Shortly after Bernie Sanders handily beat Hillary Clinton in Wisconsin's Democratic primary Tuesday night, Clinton is out with questions about whether her rival, an independent senator from Vermont, was truly committed to the party.
When asked Wednesday if Clinton believed her rival was a Democrat, the former secretary of state said: "I think that he himself doesn't consider himself to be a Democrat."
"But it's up to the Democratic primary voters to make that assessment," Clinton told MSNBC. "I've been in the trenches for a long time and I believe in electing Democrats up and down the ticket. I want to see the United States Senate move back into Democratic hands."
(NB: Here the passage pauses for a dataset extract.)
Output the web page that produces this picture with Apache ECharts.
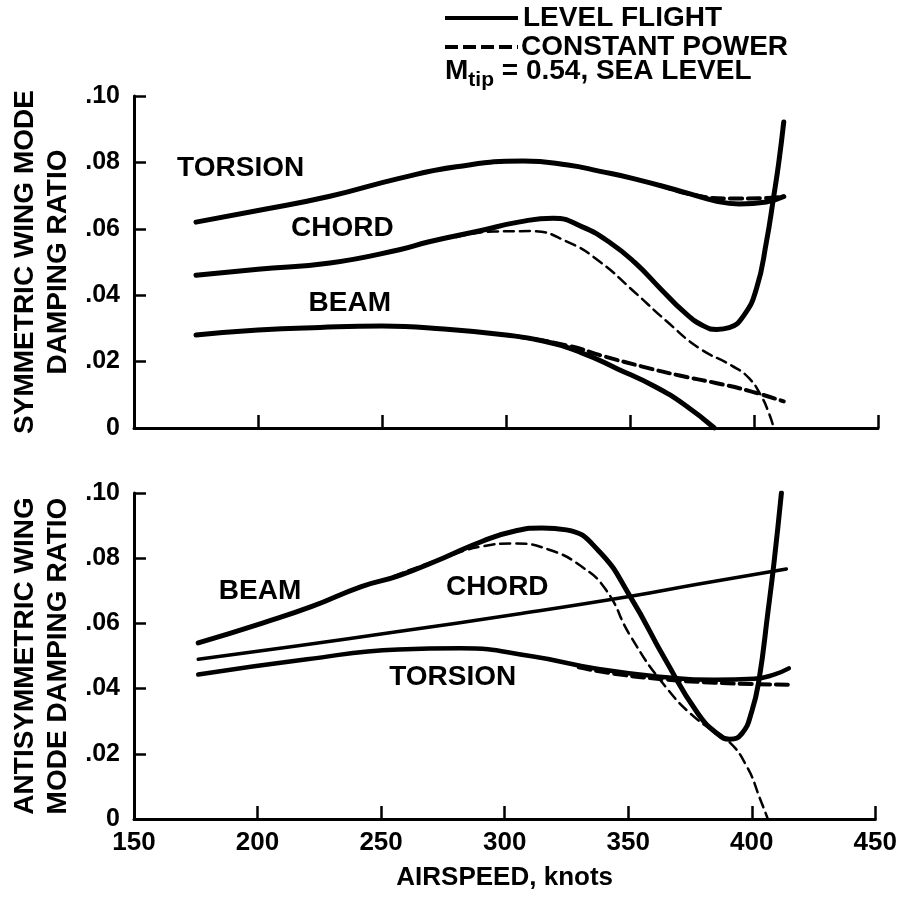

She also hit Sanders on his recent meeting with the New York Daily News editorial board, which Clinton criticized as evidence of her rival's lack of practical strategy to deliver on his campaign promises.
"I think the interview really raised a lot of serious questions, and I look at it this way -- the core of his campaign has been break up banks and it didn't seem in reading his answers that he understood exactly how that would work under Dodd-Frank, and exactly who would be responsible, what the criteria were," she said. "That means you can't really help people, if you don't know how to do what you are campaigning on saying you want to do."
In a separate interview with Politico's Glenn Thrush, conducted April 1 but released Wednesday, Clinton called her opponent "a relatively new Democrat."
"In fact, I'm not even sure he is one," she told Thrush. "He's running as one. So I don't know quite how to characterize him. I'll leave that to him."
She added: "I don't know where he is on the spectrum, but I can tell you where I am."
In that same Politico interview, Clinton expressed frustration that the Sanders campaign is misleading voters on her policy record.
"There is a persistent, organized effort to misrepresent my record, and I don't appreciate that," the former New York senator said, pointing to the recent dustup over her campaign taking donations from oil and fossil fuel industries. "I feel sorry for a lot of the young people who are fed this list of misrepresentations."
But while Clinton is looking to halt Sanders' momentum with a win in New York's April 19 primary, some in the party are cautioning against her tactics.
David Axelrod, a Democratic strategist and Obama campaign veteran, warned in a CNN interview that Clinton shouldn't rely on such attacks on the young voters drawn to his campaign.
"One thing I would stay away from, I would stay away from the insinuation that these young people who are inspired by Bernie Sanders are dupes and they are being fed misinformation and that is why they are enthusiastic about Bernie Sanders," Axelrod said Wednesday.
"These kind of things I'm sure irritate her," he said. "The notion that she is a pawn of the oil and the fossil fuel industry when she's fought for climate change -- it irritates her."